== WRITTEN PROBLEM ==
Identify each line below containing the string "inline" and copy it.

== COLLECTED MATERIAL ==
******
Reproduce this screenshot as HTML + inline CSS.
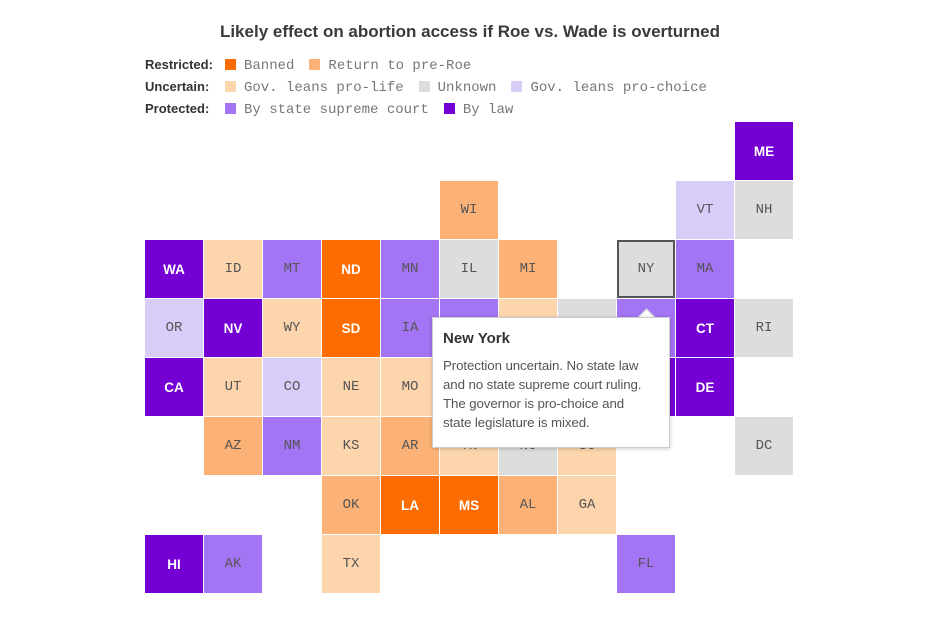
<!DOCTYPE html>
<html><head><meta charset="utf-8">
<style>
body{margin:0;width:930px;height:617px;background:#fff;font-family:"Liberation Sans",sans-serif;position:relative;overflow:hidden}
.title{position:absolute;left:0;width:940px;top:22px;text-align:center;font-size:17px;font-weight:bold;color:#3a3a3a}
.leg{position:absolute;left:145px;font-size:13px;color:#333;height:16px;line-height:16px;white-space:nowrap}
.leg b{font-weight:bold;display:inline-block;width:75px}
.sw{display:inline-block;width:11px;height:11px;margin:0 8px 0 5px;vertical-align:-1px}
.lt{font-family:"Liberation Mono",monospace;font-size:14px;color:#777;margin-right:10px}
.tile{position:absolute;width:58px;height:58px;display:flex;align-items:center;justify-content:center;font-family:"Liberation Mono",monospace;font-size:14px;color:#555;box-sizing:border-box}
.tile.dark{color:#fff;font-family:"Liberation Sans",sans-serif;font-weight:bold;font-size:13.5px}
#tip{position:absolute;left:432px;top:317px;width:238px;height:131px;background:#fff;border:1px solid #ccc;box-shadow:0 1px 4px rgba(0,0,0,.2);box-sizing:border-box;padding:12px 10px;color:#555}
#tip h4{margin:0 0 9px;font-size:15px;color:#333}
#tip p{margin:0;font-size:13.3px;line-height:19px;letter-spacing:-0.1px}
#arrow{position:absolute;left:640px;top:311px;width:12px;height:12px;background:#fff;transform:rotate(45deg);border-left:1px solid #ccc;border-top:1px solid #ccc}
</style></head><body>
<div class="title">Likely effect on abortion access if Roe vs. Wade is overturned</div>
<div class="leg" style="top:57px"><b>Restricted:</b><span class="sw" style="background:#fd6c00"></span><span class="lt">Banned</span><span class="sw" style="background:#fcb276"></span><span class="lt">Return to pre-Roe</span></div>
<div class="leg" style="top:79px"><b>Uncertain:</b><span class="sw" style="background:#fdd5ad"></span><span class="lt">Gov. leans pro-life</span><span class="sw" style="background:#dddddd"></span><span class="lt">Unknown</span><span class="sw" style="background:#d8cdf9"></span><span class="lt">Gov. leans pro-choice</span></div>
<div class="leg" style="top:101px"><b>Protected:</b><span class="sw" style="background:#a374f3"></span><span class="lt">By state supreme court</span><span class="sw" style="background:#7400d4"></span><span class="lt">By law</span></div>
<div id="map"></div>
<div id="arrow"></div>
<div id="tip"><h4>New York</h4><p>Protection uncertain. No state law<br>and no state supreme court ruling.<br>The governor is pro-choice and<br>state legislature is mixed.</p></div>
<script>
const states=["ME","WI","VT","NH","WA","ID","MT","ND","MN","IL","MI","NY","MA","OR","NV","WY","SD","IA","IN","OH","PA","NJ","CT","RI","CA","UT","CO","NE","MO","KY","WV","VA","MD","DE","AZ","NM","KS","AR","TN","NC","SC","DC","OK","LA","MS","AL","GA","HI","AK","TX","FL"];
const cols=[10,5,9,10,0,1,2,3,4,5,6,8,9,0,1,2,3,4,5,6,7,8,9,10,0,1,2,3,4,5,6,7,8,9,1,2,3,4,5,6,7,10,3,4,5,6,7,0,1,3,8];
const rows=[0,1,1,1,2,2,2,2,2,2,2,2,2,3,3,3,3,3,3,3,3,3,3,3,4,4,4,4,4,4,4,4,4,4,5,5,5,5,5,5,5,5,6,6,6,6,6,7,7,7,7];
const status=["law","return","choice","unknown","law","life","court","banned","court","unknown","return","unknown","court","choice","law","life","banned","court","court","life","unknown","court","law","unknown","law","life","choice","life","life","return","life","choice","law","law","return","court","life","return","life","unknown","life","unknown","return","banned","banned","return","life","law","court","life","court"];
const colors={banned:"#fd6c00",return:"#fcb276",life:"#fdd5ad",unknown:"#dddddd",choice:"#d8cdf9",court:"#a374f3",law:"#7400d4"};
const X=c=>145+59*c, Y=r=>122+59*r;
const map=document.getElementById('map');
states.forEach((s,i)=>{
  const d=document.createElement('div');
  d.className='tile'+((status[i]==='law'||status[i]==='banned')?' dark':'');
  d.style.left=X(cols[i])+'px';d.style.top=Y(rows[i])+'px';
  d.style.background=colors[status[i]];
  if(s==='NY')d.style.border='2px solid #555';
  d.textContent=s;
  
  
  map.appendChild(d);
});
</script>
</body></html>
******
== CORRECT RESPONSE ==
Reproduce this screenshot as HTML + inline CSS.
.leg b{font-weight:bold;display:inline-block;width:75px}
.sw{display:inline-block;width:11px;height:11px;margin:0 8px 0 5px;vertical-align:-1px}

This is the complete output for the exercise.